Each pane and low-E/gas fill lowers U-factor: a double-pane low-E at U 0.30 is R 3.33, a triple-pane at U 0.18 is R 5.56 (R = 1 ÷ U). Triple-pane pays off most in cold (Northern) zones — confirm the exact NFRC-rated U-factor on the label.
Calculator inputs
Windows are rated by U-factor — the rate of heat flow through the whole assembly, where lower is better. Its reciprocal is the more familiar R-value (R = 1 ÷ U). A single pane leaks heat freely; a second pane with a still-air gap, a low-E coating and an argon fill roughly halves the U-factor; a third pane cuts it again, but by less. This tool makes that curve concrete: enter the typical U-factor for each glazing (or the exact NFRC-rated number off your product label) and read the R-value.
Because it is a pure reciprocal identity, the math never ages — only the typical U-factors do, and those are yours to override.
Formula
The reciprocal identity, applied to each glazing:
R = 1 ÷ U
So a lower U-factor is a higher R-value and less heat loss. Note this is the whole-window U-factor, which is always poorer than the center-of-glass number a brochure may quote.
Worked example
With the labeled typical U-factors:
- Single pane, U 0.90 → R = 1 ÷ 0.90 = R 1.11
- Double pane low-E, U 0.30 → R = 1 ÷ 0.30 = R 3.33
- Triple pane low-E, U 0.18 → R = 1 ÷ 0.18 = R 5.56
Going from single to double pane roughly triples the R-value (1.11 → 3.33) — a huge jump. Going from double to triple adds another R 2.2 (3.33 → 5.56), real but smaller. That is the diminishing-returns story in three numbers.
Background & practice
Where triple pane pays off. The extra pane earns its keep mostly in cold, heating-dominated (Northern) climates, and for noise and comfort near a cold window. In mild climates the energy gain over a good double-pane low-E is often too small to justify the cost and weight — run the energy-savings estimator with your own heating-degree-days before you pay for the third pane.

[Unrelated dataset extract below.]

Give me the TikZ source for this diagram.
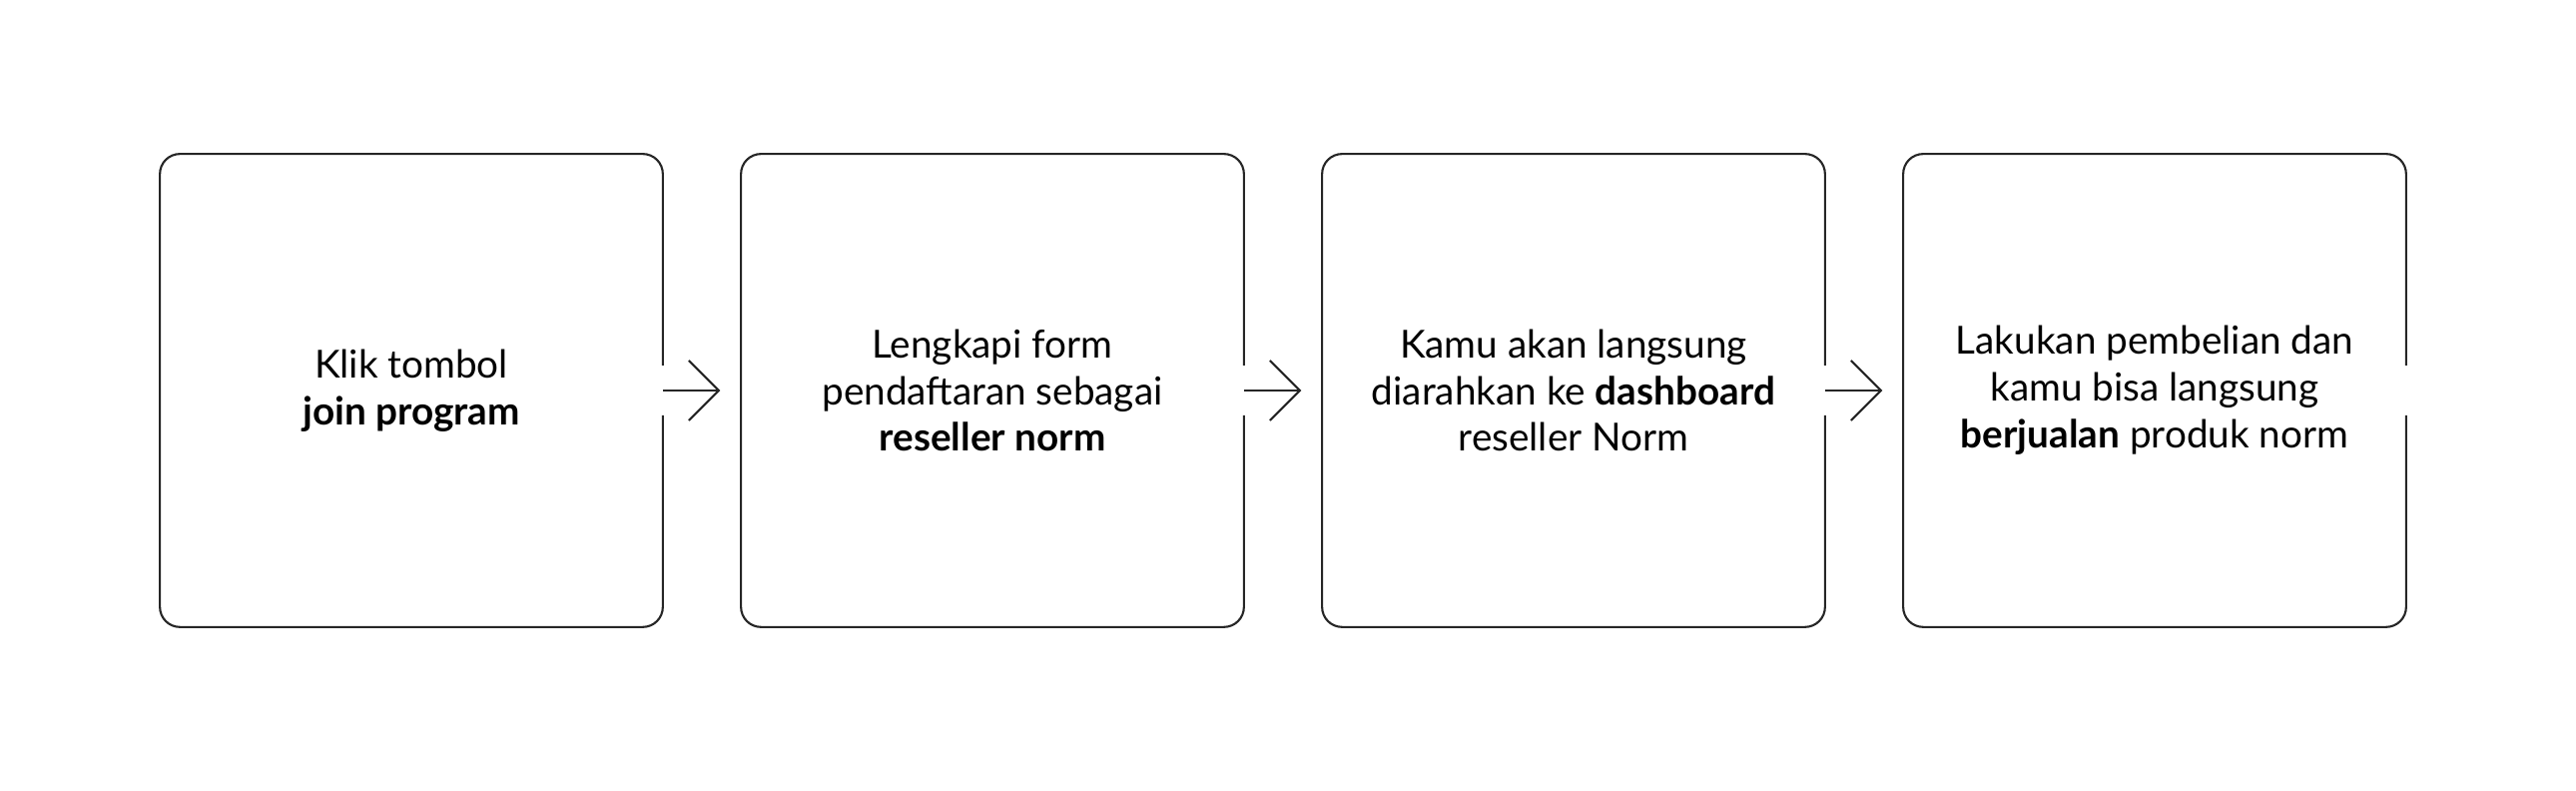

What to confirm. Use the whole-window, NFRC-rated U-factor from the product label, not the center-of-glass figure. And remember the frame material matters too: a great triple pane in a poor aluminum frame underperforms. Pair this with the low-E & gas-fill reference to see how the coating and fill move the number.
Common mistake. Assuming more panes always means better value. Below a certain climate severity the third pane is comfort insurance, not an energy investment.
Reference table
| Glazing | Typical U-factor | R-value (1 ÷ U) |
|---|---|---|
| Single pane | 0.90 | 1.11 |
| Double pane, low-E + argon | 0.30 | 3.33 |
| Triple pane, low-E + argon/krypton | 0.18 | 5.56 |
Typical planning values — the exact NFRC-rated U-factor is on the product label.